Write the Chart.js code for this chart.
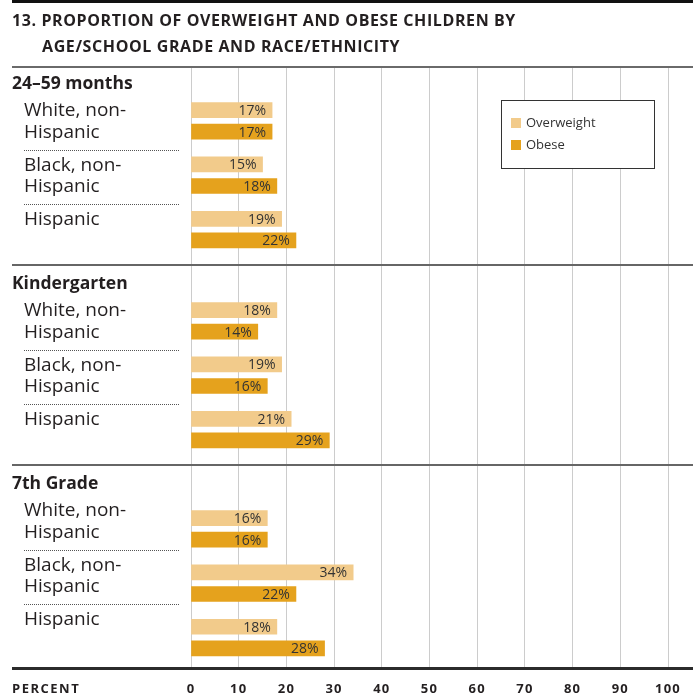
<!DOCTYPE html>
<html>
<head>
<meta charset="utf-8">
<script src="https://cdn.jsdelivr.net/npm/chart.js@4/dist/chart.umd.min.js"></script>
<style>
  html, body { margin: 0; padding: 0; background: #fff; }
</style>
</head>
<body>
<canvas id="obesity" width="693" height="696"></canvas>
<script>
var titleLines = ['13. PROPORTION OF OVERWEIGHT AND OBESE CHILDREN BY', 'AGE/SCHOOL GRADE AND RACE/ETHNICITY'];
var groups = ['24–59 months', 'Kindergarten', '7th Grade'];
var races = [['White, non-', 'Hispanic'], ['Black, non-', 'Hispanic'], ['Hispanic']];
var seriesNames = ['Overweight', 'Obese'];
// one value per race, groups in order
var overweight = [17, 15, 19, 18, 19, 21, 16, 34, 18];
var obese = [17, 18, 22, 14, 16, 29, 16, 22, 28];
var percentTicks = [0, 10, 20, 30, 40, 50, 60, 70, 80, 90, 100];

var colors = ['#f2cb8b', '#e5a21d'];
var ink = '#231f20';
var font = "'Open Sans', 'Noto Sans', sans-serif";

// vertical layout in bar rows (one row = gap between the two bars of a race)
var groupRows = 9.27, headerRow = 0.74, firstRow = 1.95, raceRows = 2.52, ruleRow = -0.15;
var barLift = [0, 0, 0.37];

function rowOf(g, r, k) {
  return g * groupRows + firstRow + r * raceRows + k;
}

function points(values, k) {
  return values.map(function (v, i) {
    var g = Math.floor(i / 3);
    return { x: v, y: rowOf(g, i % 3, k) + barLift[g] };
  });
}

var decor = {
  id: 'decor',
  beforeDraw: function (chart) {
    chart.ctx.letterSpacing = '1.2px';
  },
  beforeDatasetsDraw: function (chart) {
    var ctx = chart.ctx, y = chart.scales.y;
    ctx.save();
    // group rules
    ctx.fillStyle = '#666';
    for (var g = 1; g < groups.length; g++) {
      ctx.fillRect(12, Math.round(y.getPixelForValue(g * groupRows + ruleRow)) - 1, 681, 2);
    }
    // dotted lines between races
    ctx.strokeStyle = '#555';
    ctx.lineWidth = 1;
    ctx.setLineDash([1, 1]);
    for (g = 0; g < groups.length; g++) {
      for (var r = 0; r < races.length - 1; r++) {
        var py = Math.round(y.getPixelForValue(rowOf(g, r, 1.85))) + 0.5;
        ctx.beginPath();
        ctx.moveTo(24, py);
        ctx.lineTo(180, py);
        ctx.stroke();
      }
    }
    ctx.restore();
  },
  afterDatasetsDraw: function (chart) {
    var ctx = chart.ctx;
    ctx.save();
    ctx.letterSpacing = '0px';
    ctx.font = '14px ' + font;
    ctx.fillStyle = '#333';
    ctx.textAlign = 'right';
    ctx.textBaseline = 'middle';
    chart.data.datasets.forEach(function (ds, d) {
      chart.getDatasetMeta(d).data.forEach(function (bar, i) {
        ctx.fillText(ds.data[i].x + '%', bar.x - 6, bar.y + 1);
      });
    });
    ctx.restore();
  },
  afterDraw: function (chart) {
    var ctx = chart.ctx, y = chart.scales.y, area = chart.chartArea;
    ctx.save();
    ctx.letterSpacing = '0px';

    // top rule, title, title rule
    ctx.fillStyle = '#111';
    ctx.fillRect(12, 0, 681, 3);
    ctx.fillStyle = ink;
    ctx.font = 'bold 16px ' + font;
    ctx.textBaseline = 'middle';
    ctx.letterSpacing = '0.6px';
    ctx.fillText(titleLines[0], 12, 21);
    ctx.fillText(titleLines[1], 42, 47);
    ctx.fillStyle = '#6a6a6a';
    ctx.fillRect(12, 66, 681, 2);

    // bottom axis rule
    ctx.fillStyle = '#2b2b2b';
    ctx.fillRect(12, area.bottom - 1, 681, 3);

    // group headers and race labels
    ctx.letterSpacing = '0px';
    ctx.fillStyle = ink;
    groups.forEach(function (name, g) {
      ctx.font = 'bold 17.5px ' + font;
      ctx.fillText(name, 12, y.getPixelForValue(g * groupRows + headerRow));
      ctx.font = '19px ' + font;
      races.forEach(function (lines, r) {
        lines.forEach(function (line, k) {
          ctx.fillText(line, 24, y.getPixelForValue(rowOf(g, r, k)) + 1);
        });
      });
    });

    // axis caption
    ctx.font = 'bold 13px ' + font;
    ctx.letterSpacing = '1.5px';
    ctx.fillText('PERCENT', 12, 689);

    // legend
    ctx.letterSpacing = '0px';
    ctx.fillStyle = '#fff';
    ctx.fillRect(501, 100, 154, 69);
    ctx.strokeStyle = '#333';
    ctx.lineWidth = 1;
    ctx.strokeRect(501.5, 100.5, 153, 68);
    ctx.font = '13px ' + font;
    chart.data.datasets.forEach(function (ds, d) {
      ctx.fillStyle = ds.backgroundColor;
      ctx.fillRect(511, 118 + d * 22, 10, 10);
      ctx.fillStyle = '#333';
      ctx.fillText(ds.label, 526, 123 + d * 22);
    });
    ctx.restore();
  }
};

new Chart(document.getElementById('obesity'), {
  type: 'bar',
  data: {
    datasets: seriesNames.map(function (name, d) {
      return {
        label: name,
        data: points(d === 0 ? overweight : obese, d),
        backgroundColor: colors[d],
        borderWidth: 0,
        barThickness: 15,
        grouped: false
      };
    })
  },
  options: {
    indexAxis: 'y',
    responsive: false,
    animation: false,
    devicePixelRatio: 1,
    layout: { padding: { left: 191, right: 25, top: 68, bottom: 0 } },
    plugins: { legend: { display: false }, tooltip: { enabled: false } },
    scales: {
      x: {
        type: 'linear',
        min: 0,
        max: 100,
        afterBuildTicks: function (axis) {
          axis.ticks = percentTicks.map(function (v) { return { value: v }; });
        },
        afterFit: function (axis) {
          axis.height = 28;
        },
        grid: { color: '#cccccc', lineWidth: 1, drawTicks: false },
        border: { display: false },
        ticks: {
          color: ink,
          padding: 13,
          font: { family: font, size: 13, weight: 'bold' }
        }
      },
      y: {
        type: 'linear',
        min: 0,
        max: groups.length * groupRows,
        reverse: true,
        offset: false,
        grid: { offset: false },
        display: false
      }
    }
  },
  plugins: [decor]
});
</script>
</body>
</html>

● ● ● ●

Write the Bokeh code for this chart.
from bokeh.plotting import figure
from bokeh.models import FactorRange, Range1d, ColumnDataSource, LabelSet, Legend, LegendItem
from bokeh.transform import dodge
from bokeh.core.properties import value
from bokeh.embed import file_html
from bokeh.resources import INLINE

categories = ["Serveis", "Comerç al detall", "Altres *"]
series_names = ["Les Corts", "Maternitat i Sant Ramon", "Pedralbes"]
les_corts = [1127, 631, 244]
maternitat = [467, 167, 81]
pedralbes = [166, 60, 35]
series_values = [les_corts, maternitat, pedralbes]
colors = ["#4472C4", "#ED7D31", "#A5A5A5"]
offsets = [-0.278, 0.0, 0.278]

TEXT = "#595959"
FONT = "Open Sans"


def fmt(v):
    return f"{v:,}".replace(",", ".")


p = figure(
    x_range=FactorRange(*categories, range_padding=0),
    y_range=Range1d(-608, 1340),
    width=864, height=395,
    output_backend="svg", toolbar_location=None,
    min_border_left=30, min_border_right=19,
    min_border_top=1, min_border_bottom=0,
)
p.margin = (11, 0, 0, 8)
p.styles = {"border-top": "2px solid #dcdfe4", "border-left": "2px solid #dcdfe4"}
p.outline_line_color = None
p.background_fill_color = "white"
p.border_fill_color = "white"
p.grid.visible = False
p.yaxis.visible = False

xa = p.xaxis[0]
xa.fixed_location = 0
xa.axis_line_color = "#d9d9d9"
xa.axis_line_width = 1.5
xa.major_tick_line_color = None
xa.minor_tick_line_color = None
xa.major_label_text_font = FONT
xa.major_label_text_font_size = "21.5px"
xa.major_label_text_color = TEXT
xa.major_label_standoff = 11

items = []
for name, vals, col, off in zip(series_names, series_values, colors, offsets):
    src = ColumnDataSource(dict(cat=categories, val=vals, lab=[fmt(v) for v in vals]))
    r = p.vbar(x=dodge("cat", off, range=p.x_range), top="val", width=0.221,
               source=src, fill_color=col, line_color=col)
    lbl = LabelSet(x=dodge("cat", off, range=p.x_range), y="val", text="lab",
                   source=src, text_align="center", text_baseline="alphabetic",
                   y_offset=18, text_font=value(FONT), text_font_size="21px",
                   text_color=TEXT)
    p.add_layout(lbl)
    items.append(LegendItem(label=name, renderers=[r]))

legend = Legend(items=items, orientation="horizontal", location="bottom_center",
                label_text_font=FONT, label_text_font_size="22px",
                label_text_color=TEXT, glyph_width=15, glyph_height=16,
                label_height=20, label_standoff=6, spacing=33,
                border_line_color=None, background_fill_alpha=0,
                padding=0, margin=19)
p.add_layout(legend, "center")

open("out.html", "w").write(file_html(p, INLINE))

● ● ● ●

Direction - Copy all lines from the listing that contain "this".

Complete answer -
Write the Chart.js code for this chart.
Write the Bokeh code for this chart.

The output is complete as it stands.